For about a year I have been corresponding with an American expat in Nepal named Amanda. She came to Kathmandu nearly 4 years ago.
After the major earthquake in KTM during her first year there, she quickly moved out to the ancient city of Bhaktapur. That is where Marilyn and I first met her. Just a week after our visit with her, she moved further out to the ancient village of Changu Narayan.
Changu is home to the oldest Hindu temple and the oldest statues in Nepal. The temple was built in 325 A.D. It is dedicated to the god Vishnu.
We traveled for an hour by bus from Patan to Bhaktapur and then after waiting for 15 minutes or so, we took another bus for about 45 minutes to the village.

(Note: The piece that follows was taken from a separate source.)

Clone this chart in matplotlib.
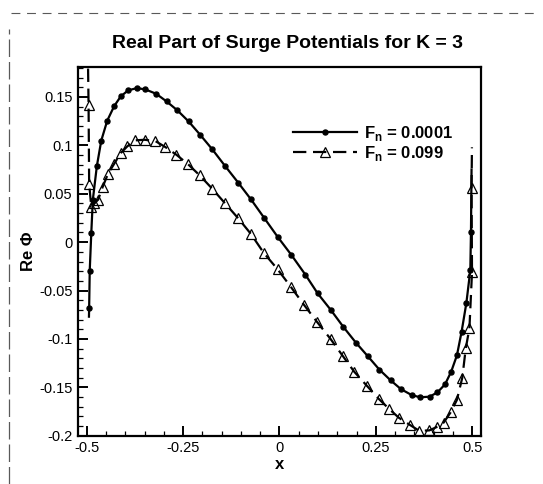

The buses are small and the people are usually packed in like sardines in a can. They were clearly not built for long-legged Americans. But the people make it very pleasant and fun. (By the way, the entire roundtrip cost about 90 cents per person. It only took an hour on the return)Once outside the congestion of KTM and Bhaktapur, we passed through wheat fields and forested foothills; a pleasant contrast to our everyday setting in the city. Finally we reached our destination and began the walk up the pleasant lane through the heart of the village, which leads to Vishnu’s temple. Once inside the temple courtyard, a group of Nepali young women spotted me and asked for several pictures, less interested in the ancient Hindu temple and more interested in the ancient Orthodox priest.
After taking some photos of my own of the temple and it’s surroundings, we made our way out the back of the temple courtyard and down the 108 steps to Amanda’s guesthouse (108 is a special number for Hindus and Buddhists. The traditional “mala” or prayer rope of a Buddhist also has 108 beads).
The setting of the new guesthouse was beautiful and we enjoyed just sitting in the large downstairs room with the great shutter doors opened to the countryside.
When we were about to leave for lunch, an American couple walked in, residents of the guesthouse for a few days, and introduced themselves to me. Luke and Jennifer are from Seattle. They are filming a documentary about a young Sherpa who is trying to establish his own trekking company and send profits back into his village for the purpose of building a school and some other similar types of works.
Luke asked if he could interview me. I told him I doubted that I would have anything of interest for his documentary, but he replied that he wanted the perspective of an outsider who had spent some time in Nepal. So we sat down together for about an hour or so. I enjoyed meeting and speaking with Luke. You can learn about his project and see some pictures of his time in Nepal, including at some point, pictures of our interview, at www.karmadocumentary.com.
Finally Marilyn, Amanda, and I headed back up to and out of the temple and into the small village square for lunch. There was a nice rooftop cafe that looked down on the square and we enjoyed some veg chow mein for lunch.
While visiting with Amanda, she related an unusual (for Westerners) experience she had recently had in the village. One evening after falling asleep, she was suddenly awakened about 1 a.m. by singing and chanting. She arose from bed and looked out to the fields below her house. There in the moonlight she saw a group of villagers praying and chanting to a local deity whose name I cannot recall just now. He is often depicted with red face and long fangs. As she looked toward the group she suddenly felt an overwhelming “presence” and power as she described it. She saw a huge red glow and then the red deity appeared above the group in giant form.
“Well, you probably don’t believe such things,” she said to us. She was, of course, wrong in that. We certainly do believe such a thing happened. The difference is that she believes a god appeared to her and that he is benevolent. We believe that it was a demon who appeared and received the worship of the people, and the veneration of Amanda (she does venerate him as she explained to us).There are many such experiences here in Nepal and many such demons. The spiritual warfare is very real here and sadly I meet many Western tourists here who are enthralled with the spiritual and mystical experience of Hinduism and Buddhism in Nepal without any real understanding of the nature of the powers which lie behind them. They have no idea of what they are opening themselves up to in their spiritual pilgrimage to this land. – Fr. S.